WHAT THE TASK ASKS: Begin with the first line of the entries below and reproduce each line exactly, ending with the line that holds "from matplotlib.patches import Rectangle".

[Charts and diagrams as code]

───

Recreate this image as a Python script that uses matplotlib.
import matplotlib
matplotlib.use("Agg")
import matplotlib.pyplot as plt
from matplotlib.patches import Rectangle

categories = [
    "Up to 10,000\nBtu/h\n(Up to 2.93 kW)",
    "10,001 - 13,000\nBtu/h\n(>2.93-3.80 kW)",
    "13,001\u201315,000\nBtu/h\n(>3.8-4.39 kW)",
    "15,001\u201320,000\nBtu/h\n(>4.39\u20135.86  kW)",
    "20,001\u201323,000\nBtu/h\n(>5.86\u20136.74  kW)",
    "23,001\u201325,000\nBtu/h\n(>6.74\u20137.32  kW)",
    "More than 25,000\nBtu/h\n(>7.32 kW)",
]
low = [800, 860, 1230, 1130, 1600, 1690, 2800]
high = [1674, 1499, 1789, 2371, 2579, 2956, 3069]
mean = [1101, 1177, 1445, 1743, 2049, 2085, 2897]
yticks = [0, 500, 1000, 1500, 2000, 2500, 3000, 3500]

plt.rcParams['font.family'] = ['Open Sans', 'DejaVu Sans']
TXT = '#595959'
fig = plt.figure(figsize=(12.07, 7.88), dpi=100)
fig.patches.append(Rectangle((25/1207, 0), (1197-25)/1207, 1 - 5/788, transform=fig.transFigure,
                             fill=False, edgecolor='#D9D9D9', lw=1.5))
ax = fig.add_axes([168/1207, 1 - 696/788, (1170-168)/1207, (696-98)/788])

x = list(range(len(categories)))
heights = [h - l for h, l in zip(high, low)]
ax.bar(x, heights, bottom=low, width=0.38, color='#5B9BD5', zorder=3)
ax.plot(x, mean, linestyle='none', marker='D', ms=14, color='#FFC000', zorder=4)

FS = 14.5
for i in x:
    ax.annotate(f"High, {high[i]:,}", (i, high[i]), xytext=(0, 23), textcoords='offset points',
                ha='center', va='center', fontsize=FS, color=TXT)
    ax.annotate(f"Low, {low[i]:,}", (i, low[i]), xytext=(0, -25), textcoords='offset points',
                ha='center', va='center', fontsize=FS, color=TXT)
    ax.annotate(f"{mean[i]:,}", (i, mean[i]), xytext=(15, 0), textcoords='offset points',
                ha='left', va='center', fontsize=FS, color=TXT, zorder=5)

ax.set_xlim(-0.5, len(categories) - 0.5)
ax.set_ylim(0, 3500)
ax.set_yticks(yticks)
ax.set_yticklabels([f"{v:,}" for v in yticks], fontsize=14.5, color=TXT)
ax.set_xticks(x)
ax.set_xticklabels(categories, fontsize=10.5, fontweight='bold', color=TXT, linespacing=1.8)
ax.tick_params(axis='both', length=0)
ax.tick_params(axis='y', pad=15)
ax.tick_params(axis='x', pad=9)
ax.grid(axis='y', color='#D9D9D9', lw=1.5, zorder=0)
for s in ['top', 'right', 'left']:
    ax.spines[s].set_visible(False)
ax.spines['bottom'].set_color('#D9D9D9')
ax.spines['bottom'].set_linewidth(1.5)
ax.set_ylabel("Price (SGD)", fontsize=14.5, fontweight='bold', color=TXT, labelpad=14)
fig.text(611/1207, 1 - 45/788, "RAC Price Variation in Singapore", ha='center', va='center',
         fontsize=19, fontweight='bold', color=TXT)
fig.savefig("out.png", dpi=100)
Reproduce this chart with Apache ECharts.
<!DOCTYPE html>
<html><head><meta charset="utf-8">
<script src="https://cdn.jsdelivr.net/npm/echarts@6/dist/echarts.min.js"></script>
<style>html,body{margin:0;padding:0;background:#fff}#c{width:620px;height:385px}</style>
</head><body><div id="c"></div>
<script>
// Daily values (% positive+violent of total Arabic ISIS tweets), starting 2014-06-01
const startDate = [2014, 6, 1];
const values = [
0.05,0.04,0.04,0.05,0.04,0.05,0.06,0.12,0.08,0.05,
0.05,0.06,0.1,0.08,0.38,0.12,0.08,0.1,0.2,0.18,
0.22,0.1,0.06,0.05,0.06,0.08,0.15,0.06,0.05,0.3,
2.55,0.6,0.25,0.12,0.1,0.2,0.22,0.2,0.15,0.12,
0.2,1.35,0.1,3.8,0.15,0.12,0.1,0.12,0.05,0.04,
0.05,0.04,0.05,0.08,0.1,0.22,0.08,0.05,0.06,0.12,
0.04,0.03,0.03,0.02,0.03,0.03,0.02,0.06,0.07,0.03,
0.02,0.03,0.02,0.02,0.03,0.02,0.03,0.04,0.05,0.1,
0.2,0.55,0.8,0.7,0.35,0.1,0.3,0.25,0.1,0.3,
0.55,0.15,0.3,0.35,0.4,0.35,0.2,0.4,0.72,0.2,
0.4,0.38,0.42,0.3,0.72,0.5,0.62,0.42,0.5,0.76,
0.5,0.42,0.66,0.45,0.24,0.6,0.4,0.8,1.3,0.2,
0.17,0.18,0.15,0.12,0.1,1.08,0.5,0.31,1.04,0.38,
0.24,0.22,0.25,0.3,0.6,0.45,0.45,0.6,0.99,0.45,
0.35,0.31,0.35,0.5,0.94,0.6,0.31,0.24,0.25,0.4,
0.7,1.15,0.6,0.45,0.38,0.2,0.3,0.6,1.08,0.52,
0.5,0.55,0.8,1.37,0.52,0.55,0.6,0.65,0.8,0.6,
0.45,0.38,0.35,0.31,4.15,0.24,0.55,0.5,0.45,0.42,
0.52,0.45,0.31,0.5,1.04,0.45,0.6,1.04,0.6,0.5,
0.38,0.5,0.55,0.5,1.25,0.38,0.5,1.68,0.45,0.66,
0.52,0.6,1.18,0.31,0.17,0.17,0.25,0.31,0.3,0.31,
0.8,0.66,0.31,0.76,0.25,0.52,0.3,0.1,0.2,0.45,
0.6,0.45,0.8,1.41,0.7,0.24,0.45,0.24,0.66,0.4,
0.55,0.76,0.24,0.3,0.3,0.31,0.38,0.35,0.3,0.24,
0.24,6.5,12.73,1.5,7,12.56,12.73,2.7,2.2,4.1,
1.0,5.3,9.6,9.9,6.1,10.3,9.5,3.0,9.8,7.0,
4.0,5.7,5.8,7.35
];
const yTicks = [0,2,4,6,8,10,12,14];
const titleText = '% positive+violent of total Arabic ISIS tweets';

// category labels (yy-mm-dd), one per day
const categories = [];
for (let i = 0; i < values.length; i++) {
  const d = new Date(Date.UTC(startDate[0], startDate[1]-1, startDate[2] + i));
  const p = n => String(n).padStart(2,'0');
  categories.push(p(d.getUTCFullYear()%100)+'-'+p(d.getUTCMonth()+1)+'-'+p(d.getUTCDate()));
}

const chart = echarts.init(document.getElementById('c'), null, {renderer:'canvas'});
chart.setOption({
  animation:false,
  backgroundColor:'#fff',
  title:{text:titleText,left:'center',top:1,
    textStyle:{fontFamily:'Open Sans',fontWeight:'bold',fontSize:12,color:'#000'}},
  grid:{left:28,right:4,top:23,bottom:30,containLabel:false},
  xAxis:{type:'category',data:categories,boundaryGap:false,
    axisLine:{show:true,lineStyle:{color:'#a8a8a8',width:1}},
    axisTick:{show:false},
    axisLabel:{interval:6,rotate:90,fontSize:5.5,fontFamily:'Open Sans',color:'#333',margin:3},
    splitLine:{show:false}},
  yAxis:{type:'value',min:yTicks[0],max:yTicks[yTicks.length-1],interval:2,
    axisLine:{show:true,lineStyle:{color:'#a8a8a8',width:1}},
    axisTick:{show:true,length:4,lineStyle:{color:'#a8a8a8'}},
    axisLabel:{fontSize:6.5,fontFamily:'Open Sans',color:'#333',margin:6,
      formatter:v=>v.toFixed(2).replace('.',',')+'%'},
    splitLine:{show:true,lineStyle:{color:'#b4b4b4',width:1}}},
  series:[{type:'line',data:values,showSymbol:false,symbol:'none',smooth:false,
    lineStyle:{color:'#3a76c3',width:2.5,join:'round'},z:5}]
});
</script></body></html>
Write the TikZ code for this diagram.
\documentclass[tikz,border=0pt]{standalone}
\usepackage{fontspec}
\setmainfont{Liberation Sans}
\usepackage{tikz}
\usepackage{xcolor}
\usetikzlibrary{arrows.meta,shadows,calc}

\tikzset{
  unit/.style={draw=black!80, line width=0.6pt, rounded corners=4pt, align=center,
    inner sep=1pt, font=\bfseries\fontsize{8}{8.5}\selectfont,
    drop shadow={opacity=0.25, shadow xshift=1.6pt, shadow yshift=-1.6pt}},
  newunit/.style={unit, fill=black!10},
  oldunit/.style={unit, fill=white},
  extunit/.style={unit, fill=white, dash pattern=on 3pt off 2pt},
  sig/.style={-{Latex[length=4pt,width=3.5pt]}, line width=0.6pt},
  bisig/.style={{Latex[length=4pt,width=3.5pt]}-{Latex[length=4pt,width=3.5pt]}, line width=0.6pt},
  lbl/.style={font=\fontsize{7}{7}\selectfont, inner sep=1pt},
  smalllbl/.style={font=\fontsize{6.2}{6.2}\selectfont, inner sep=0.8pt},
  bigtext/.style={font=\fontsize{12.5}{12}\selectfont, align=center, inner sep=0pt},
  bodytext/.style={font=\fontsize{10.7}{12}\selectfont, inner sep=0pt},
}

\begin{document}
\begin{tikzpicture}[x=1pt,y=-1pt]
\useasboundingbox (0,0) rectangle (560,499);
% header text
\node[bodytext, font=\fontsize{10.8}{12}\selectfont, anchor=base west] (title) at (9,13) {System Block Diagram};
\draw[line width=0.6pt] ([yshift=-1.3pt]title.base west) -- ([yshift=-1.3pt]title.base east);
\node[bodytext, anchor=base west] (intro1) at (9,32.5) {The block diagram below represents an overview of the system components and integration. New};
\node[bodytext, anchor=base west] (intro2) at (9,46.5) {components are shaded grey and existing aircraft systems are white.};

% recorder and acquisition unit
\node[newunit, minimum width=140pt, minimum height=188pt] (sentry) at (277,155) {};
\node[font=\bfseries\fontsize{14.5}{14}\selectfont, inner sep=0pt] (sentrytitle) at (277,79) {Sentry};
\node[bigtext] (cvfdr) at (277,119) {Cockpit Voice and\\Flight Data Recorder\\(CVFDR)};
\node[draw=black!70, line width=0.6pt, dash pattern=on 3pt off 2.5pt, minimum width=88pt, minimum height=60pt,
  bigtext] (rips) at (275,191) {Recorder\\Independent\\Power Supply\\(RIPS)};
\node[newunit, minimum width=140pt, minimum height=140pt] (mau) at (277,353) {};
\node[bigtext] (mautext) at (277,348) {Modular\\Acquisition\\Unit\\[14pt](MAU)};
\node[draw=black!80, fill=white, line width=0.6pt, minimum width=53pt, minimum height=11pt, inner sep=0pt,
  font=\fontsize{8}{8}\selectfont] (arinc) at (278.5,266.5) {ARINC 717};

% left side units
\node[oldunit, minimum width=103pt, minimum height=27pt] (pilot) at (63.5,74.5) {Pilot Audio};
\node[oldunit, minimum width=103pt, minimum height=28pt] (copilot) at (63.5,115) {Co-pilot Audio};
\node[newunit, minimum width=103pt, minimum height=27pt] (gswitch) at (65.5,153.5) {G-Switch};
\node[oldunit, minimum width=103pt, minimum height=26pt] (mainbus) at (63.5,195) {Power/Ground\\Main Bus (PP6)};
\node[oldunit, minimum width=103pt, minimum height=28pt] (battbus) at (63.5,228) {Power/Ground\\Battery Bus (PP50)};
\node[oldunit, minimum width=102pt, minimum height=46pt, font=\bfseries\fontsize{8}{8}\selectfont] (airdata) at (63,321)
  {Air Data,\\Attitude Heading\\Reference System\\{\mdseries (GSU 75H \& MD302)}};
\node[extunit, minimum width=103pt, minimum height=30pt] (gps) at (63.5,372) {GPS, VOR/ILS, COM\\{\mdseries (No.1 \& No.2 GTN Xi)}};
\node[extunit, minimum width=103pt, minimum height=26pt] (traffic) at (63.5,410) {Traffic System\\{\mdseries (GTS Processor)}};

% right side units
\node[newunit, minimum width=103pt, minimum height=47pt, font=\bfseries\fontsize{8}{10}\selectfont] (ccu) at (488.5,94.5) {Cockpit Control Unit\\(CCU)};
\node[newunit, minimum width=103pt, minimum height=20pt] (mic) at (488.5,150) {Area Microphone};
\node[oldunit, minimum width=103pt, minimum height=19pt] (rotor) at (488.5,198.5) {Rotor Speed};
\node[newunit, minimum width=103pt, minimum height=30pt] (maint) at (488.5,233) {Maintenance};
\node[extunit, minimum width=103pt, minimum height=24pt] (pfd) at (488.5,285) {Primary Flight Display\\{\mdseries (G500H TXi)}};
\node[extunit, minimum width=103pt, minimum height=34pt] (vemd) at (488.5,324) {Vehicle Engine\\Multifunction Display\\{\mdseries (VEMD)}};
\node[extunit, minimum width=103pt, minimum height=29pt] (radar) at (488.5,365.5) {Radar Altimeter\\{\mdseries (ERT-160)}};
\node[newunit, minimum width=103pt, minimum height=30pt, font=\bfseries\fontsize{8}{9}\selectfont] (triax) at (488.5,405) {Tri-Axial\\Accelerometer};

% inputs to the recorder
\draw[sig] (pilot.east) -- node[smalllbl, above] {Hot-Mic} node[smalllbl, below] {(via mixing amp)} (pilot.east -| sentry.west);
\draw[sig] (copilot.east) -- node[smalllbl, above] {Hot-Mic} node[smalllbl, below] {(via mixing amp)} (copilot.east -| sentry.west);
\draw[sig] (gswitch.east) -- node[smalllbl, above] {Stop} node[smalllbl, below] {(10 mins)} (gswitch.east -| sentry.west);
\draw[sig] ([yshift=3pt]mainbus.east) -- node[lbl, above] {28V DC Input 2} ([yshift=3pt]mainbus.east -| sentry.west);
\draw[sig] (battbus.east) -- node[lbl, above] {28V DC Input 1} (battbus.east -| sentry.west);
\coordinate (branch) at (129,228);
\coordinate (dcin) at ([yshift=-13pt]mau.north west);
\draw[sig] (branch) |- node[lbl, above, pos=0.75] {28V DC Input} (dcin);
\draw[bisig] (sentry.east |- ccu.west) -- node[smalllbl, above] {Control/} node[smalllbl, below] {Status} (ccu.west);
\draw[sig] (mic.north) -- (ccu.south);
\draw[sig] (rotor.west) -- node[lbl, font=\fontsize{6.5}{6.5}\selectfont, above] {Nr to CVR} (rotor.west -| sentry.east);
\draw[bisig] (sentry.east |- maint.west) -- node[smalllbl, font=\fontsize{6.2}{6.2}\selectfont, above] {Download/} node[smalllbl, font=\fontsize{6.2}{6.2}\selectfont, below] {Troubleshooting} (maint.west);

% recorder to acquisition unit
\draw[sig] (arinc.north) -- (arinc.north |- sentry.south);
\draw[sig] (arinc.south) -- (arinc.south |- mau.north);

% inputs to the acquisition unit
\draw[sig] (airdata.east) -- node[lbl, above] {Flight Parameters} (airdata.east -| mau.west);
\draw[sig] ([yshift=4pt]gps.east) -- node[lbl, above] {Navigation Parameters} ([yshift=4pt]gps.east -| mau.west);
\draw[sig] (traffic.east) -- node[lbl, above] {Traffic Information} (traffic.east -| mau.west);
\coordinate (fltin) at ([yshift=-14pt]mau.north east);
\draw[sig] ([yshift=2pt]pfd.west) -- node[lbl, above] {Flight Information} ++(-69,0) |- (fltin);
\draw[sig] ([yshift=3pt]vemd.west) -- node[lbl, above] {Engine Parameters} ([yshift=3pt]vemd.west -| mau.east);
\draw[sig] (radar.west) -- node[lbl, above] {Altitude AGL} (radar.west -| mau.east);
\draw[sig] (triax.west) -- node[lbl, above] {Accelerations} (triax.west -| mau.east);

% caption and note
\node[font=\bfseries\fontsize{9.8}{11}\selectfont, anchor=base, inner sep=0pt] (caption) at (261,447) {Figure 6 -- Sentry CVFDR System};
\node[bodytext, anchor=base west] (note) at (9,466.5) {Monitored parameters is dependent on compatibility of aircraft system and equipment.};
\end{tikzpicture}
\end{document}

───

IN RESPONSE:
Recreate this image as a Python script that uses matplotlib.
import matplotlib
matplotlib.use("Agg")
import matplotlib.pyplot as plt
from matplotlib.patches import Rectangle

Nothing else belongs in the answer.